A la postre, sin embargo, el clasicismo de Graves no es de tipo apolíneo, pues está henchido de una pasión por el principio femenino de la que brotan sus mejores poemas. A este respecto el poeta nos confiesa: "Mi tema principal fue siempre la imposibilidad en la práctica, trascendida sólo por una creencia en los milagros, de que existiese un amor absoluto y continuado entre el hombre y la mujer". Más que ninguna otra cosa, ciertamente, Graves fue el poeta que amaba a las mujeres, y que hizo de ese amor su fuente de inspiración esencial.

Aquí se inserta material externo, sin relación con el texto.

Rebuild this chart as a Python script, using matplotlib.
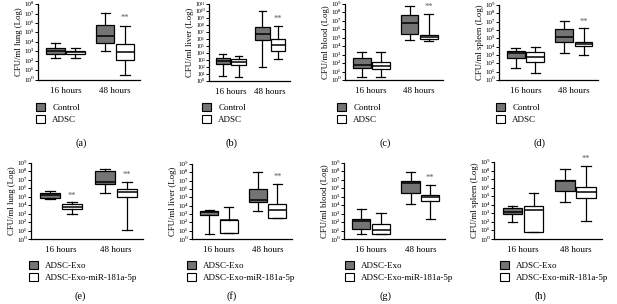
import numpy as np
import matplotlib
matplotlib.use("Agg")
import matplotlib.pyplot as plt
from matplotlib.patches import Patch

plt.rcParams['font.family'] = ['Liberation Serif', 'DejaVu Serif']
plt.rcParams['mathtext.fontset'] = 'stix'

W, H = 617, 304

times = ['16 hours', '48 hours']
groups_top = ['Control', 'ADSC']
groups_bot = ['ADSC-Exo', 'ADSC-Exo-miR-181a-5p']
organs = ['lung', 'liver', 'blood', 'spleen']
letters = ['(a)', '(b)', '(c)', '(d)', '(e)', '(f)', '(g)', '(h)']

# box stats in log10 units: [whislo, q1, med, q3, whishi]
# order per panel: 16h group1, 16h group2, 48h group1, 48h group2
stats_a = [[2.3, 2.75, 3.0, 3.35, 3.93], [2.34, 2.75, 2.92, 3.08, 3.32],
           [3.08, 3.93, 4.68, 5.8, 7.05], [0.54, 2.14, 2.92, 3.83, 5.73]]
stats_b = [[0.71, 2.5, 2.88, 3.35, 3.92], [0.61, 2.26, 2.74, 3.1, 3.54],
           [2.03, 5.8, 6.75, 7.78, 10.05], [3.2, 4.25, 5.19, 6.04, 7.92]]
stats_c = [[0.31, 1.47, 1.82, 2.64, 3.3], [0.31, 1.36, 1.63, 2.1, 3.3],
           [4.77, 5.5, 6.74, 7.64, 8.8], [4.65, 4.84, 5.12, 5.31, 7.8]]
stats_d = [[1.4, 2.6, 3.28, 3.48, 3.8], [0.88, 2.12, 2.8, 3.32, 4.0],
           [3.28, 4.52, 5.2, 6.08, 7.12], [3.0, 4.08, 4.32, 4.52, 6.2]]
stats_e = [[4.69, 4.8, 5.2, 5.47, 5.67], [2.93, 3.55, 3.83, 4.1, 4.34],
           [5.5, 6.56, 6.76, 8.05, 8.24], [1.09, 4.92, 5.59, 5.9, 6.76]]
stats_f = [[0.6, 2.9, 3.22, 3.42, 3.5], [0.7, 0.72, 2.23, 2.31, 3.82],
           [3.39, 4.42, 4.7, 6.0, 8.09], [2.5, 2.51, 3.5, 4.18, 6.57]]
stats_g = [[0.59, 1.19, 2.1, 2.37, 3.6], [0.58, 0.59, 1.1, 1.78, 3.08],
           [4.15, 5.45, 6.64, 6.92, 7.94], [2.37, 4.47, 4.98, 5.18, 6.44]]
stats_h = [[1.93, 2.93, 3.2, 3.67, 3.86], [0.8, 0.81, 3.4, 3.86, 5.4],
           [4.29, 5.6, 6.76, 6.95, 8.15], [2.05, 4.83, 5.52, 6.1, 8.49]]
all_stats = [stats_a, stats_b, stats_c, stats_d,
             stats_e, stats_f, stats_g, stats_h]

# boxes marked with ** (index into the 4 boxes of each panel)
stars = [[3], [3], [3], [3], [1, 3], [3], [3], [3]]
ymax_exp = [8, 11, 9, 9, 9, 9, 9, 9]

# axes boxes in pixels: left, right, top, bottom
ax_px = [(38, 140, 4, 80), (209, 290, 4, 81), (345, 443, 4, 80), (499, 598, 5, 80),
         (31, 143, 163, 239), (192, 292, 164, 239), (344, 445, 163, 239), (494, 602, 162, 239)]
leg_px = [(36, 103), (202, 103), (337, 103), (496, 103),
          (29, 261), (187, 261), (345, 261), (500, 261)]
lab_px = [(81, 143), (232, 143), (385, 143), (540, 143),
          (80, 296), (232, 296), (386, 296), (540, 296)]

SUP = str.maketrans('0123456789', '⁰¹²³⁴⁵⁶⁷⁸⁹')

fig = plt.figure(figsize=(W / 100, H / 100), dpi=100)
fill = ['#747474', 'white']
pos = [0.8, 1.2, 1.8, 2.2]

for i, st in enumerate(all_stats):
    l, r, t, b = ax_px[i]
    ax = fig.add_axes([l / W, 1 - b / H, (r - l) / W, (b - t) / H])
    bx = []
    for s in st:
        v = 10.0 ** np.array(s)
        bx.append(dict(whislo=v[0], q1=v[1], med=v[2], q3=v[3], whishi=v[4], fliers=[]))
    art = ax.bxp(bx, positions=pos, widths=0.37, patch_artist=True,
                 showfliers=False,
                 boxprops=dict(linewidth=0.9, edgecolor='black'),
                 medianprops=dict(color='black', linewidth=1.1),
                 whiskerprops=dict(linewidth=0.9),
                 capprops=dict(linewidth=0.9))
    for k, p in enumerate(art['boxes']):
        p.set_facecolor(fill[k % 2])
    for k in stars[i]:
        ax.text(pos[k], 10.0 ** (st[k][4] + 0.35), '**', ha='center', va='bottom',
                fontsize=6, color='#555555')
    ax.set_yscale('log')
    ax.set_ylim(1, 10.0 ** ymax_exp[i])
    ax.set_yticks([10.0 ** n for n in range(ymax_exp[i] + 1)])
    ax.set_yticklabels(['10' + str(n).translate(SUP) for n in range(ymax_exp[i] + 1)])
    ax.minorticks_off()
    ax.set_xlim(0.45, 2.5)
    ax.set_xticks([1, 2])
    ax.set_xticklabels(times, fontsize=6.5)
    ax.tick_params(axis='x', length=0, pad=5)
    ax.tick_params(axis='y', labelsize=4.2 if ymax_exp[i] > 9 else 5,
                   length=2, width=0.7, pad=1)
    for sp in ['top', 'right']:
        ax.spines[sp].set_visible(False)
    for sp in ['left', 'bottom']:
        ax.spines[sp].set_linewidth(0.9)
    ax.set_ylabel('CFU/ml %s (Log)' % organs[i % 4], fontsize=6.3, labelpad=1)

    names = groups_top if i < 4 else groups_bot
    handles = [Patch(facecolor=fill[0], edgecolor='black', linewidth=0.8),
               Patch(facecolor=fill[1], edgecolor='black', linewidth=0.8)]
    lx, ly = leg_px[i]
    fig.legend(handles, names, loc='upper left', bbox_to_anchor=(lx / W, 1 - ly / H),
               frameon=False, fontsize=6.5, handlelength=1.0, handleheight=1.0,
               handletextpad=0.8, labelspacing=0.35, borderaxespad=0, borderpad=0)
    tx, ty = lab_px[i]
    fig.text(tx / W, 1 - ty / H, letters[i], ha='center', va='center', fontsize=7.5)

fig.savefig('out.png', dpi=100)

Desde su primer matrimonio con Nancy Nicholson, la enérgica feminista que era hija del pintor William Nicholson, hasta sus encuentros con las jóvenes admiradoras que venían a visitarle a Deiá, Graves vivió siempre con el feraz estímulo de su fervor por las mujeres, importándole más la exploración de la verdad a través de su poesía meditativa que la búsqueda de la vanidad y el éxito literario. La honestidad filosófica y psicológica de su empeño se da la mano con la destreza técnica de su arte, la misma que se hizo famosa por la paciencia y la obstinación con la que trabaja sus composiciones a través de innumerables revisiones y retoques. Al cabo de casi un siglo de vida, Robert Graves deja atrás un centenar largo de libros y un número considerable de hijos, nietos y biznietos. Quien hizo del amor por la literatura y las mujeres el eje de su vida tiene así asegurada, me parece, su pervivencia en el tiempo.